The lack of primary care after-hours service has a direct impact on emergency services, with inter-hospital transport being a high risk. The availability of St John’s Ambulance and alternative services is also limited, with staff often providing 24-72-hour continuous call-back service. Emergency doctor Gary Payinda said that people will be dying due to long waits in overcrowded, understaffed emergency departments.

The private telehealth company Emergency Consult has had the contract for hospitals in Kaitaia, Kawakawa in the Bay of Islands, Dargaville, and Rawene since 2019. In the three months to the end of June, Emergency Consult treated 1270 patients at those four rural hospitals. However, the lack of electronic systems at rural hospitals creates confusion and is a major source of distress to staff.

The Ambulance Association’s head, Mark Quin, said the collapse of primary care in Northland was stretching crews beyond capacity, with staff burned out, morale low, and the organisation currently in a pay dispute with St John.

Dr. Payinda said it was “insulting” to frontline health workers to hear the new Health Commissioner Lester Levy describe the health system as “bloated,” and politicians deny there was any underfunding.

Te Whatu Ora Northern region hospital & specialist services director Mark Shepherd told Morning Report that all adverse events were investigated and that losing “a small number of doctors” compromised the roster.
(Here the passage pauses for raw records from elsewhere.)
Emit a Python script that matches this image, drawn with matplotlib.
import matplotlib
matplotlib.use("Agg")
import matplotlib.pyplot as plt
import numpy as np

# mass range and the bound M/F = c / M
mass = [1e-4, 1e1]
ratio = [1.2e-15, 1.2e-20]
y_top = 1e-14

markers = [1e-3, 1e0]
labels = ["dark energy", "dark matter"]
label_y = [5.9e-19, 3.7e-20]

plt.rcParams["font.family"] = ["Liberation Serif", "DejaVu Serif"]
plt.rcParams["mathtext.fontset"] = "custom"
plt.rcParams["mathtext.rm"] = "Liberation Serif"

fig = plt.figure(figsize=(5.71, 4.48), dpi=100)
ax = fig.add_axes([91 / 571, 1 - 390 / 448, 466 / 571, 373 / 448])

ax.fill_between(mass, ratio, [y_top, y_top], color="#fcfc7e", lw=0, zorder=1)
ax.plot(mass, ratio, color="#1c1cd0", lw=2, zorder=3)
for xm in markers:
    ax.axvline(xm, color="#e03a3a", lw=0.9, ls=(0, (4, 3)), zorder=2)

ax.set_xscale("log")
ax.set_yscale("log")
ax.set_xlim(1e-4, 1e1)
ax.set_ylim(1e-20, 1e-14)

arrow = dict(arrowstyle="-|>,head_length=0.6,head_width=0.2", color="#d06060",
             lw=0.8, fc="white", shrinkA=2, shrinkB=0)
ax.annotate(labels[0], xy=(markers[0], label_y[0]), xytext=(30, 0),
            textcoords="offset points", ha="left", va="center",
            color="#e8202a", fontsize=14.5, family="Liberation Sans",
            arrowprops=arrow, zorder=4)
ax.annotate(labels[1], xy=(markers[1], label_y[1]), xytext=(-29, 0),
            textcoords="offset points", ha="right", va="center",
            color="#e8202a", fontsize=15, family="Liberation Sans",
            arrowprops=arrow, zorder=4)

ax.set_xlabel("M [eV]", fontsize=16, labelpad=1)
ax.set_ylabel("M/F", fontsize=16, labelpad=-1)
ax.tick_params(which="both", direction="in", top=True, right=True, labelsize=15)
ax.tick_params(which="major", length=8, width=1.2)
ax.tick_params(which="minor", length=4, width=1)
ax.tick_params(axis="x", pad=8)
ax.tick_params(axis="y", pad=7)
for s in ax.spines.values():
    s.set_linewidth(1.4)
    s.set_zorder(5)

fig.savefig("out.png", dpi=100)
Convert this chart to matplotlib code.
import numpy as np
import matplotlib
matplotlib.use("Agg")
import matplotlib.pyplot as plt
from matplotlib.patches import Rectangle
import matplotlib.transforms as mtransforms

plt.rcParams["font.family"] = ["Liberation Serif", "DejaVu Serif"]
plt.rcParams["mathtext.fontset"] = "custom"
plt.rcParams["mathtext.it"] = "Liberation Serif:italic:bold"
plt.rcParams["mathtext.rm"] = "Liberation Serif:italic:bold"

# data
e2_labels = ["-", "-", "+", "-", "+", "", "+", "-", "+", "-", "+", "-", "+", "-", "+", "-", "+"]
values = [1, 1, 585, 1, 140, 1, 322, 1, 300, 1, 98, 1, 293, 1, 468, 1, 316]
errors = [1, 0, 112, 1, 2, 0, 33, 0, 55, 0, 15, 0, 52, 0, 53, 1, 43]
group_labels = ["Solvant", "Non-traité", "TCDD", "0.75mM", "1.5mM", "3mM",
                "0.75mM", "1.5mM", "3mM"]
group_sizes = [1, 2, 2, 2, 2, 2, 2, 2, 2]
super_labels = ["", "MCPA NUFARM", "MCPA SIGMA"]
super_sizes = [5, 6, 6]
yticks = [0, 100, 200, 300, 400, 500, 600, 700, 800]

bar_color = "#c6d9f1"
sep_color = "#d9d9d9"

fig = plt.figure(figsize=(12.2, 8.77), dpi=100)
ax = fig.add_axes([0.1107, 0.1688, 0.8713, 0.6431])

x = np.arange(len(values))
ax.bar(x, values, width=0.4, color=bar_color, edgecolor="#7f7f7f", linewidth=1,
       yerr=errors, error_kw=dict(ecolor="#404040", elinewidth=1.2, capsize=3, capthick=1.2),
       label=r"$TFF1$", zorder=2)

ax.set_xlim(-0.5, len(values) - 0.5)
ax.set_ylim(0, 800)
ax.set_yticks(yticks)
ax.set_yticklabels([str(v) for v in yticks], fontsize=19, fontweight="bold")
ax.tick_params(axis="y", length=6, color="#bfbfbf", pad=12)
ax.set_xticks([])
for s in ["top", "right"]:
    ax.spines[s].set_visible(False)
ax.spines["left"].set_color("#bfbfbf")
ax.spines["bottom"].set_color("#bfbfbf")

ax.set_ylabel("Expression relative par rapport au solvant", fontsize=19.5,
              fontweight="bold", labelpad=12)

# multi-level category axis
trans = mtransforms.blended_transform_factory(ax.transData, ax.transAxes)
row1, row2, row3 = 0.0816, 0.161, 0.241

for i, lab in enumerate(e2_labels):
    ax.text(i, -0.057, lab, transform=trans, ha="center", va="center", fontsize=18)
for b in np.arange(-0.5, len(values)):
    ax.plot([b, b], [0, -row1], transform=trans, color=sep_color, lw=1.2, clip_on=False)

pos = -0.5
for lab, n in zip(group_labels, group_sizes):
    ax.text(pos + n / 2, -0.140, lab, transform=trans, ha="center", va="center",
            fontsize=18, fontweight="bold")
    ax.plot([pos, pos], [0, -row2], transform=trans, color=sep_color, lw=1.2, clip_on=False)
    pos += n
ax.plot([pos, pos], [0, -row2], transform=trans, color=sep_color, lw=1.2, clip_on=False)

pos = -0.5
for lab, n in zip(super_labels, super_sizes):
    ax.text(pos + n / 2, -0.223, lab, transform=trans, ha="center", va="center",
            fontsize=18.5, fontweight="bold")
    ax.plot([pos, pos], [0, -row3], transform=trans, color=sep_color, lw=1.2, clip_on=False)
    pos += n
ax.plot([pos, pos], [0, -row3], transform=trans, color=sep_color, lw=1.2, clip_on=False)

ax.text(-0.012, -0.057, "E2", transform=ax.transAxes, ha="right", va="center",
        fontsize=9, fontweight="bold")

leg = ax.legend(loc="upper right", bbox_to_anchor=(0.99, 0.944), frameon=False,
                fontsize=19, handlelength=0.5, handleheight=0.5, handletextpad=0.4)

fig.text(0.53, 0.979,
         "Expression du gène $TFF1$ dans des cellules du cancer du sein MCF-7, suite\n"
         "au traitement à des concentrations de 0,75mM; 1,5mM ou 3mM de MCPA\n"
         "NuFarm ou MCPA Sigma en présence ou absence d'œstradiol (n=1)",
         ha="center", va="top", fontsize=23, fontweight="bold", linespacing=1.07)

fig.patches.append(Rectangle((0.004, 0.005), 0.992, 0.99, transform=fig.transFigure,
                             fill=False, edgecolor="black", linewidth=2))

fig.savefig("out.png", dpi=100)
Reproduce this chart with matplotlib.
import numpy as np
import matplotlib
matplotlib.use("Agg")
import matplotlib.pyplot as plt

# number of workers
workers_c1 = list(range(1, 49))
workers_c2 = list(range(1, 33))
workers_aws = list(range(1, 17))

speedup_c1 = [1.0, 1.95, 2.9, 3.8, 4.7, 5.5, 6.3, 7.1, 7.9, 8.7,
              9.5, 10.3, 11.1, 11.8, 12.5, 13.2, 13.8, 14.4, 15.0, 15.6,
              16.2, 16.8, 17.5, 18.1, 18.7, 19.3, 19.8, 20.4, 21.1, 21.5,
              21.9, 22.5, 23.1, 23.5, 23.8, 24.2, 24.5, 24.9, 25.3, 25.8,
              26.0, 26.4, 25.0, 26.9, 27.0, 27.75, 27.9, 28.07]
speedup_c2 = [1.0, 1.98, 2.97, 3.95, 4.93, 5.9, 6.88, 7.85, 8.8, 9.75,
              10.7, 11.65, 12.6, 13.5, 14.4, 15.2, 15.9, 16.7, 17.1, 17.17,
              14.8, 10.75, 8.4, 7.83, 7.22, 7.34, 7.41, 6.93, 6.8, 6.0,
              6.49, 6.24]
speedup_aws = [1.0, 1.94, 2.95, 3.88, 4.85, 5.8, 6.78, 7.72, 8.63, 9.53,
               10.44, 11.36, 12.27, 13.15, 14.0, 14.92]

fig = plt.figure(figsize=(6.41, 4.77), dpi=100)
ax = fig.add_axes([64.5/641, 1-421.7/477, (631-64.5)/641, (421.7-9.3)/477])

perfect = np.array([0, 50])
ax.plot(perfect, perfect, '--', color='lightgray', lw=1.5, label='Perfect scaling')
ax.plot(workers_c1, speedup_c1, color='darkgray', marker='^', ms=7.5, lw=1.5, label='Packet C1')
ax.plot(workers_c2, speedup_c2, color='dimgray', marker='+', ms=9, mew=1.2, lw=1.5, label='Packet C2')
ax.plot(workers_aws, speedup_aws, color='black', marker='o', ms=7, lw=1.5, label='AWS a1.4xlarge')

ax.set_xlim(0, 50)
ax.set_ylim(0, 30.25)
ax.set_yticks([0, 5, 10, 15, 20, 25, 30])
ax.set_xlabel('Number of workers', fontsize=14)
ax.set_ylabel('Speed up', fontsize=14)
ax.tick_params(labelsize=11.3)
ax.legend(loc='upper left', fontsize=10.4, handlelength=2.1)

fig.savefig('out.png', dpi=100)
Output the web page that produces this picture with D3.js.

Te Whatu Ora is continuing to recruit rural doctors and is looking to hire other skilled staff, such as senior nurses and paramedics, to fill some gaps.

Minister of Health Dr Shane Reti said it was not a desirable position, but there was funding for 10 positions across Northland. Dargaville’s hospital remains viable but may rely on alternative service mechanisms until doctor positions can be filled.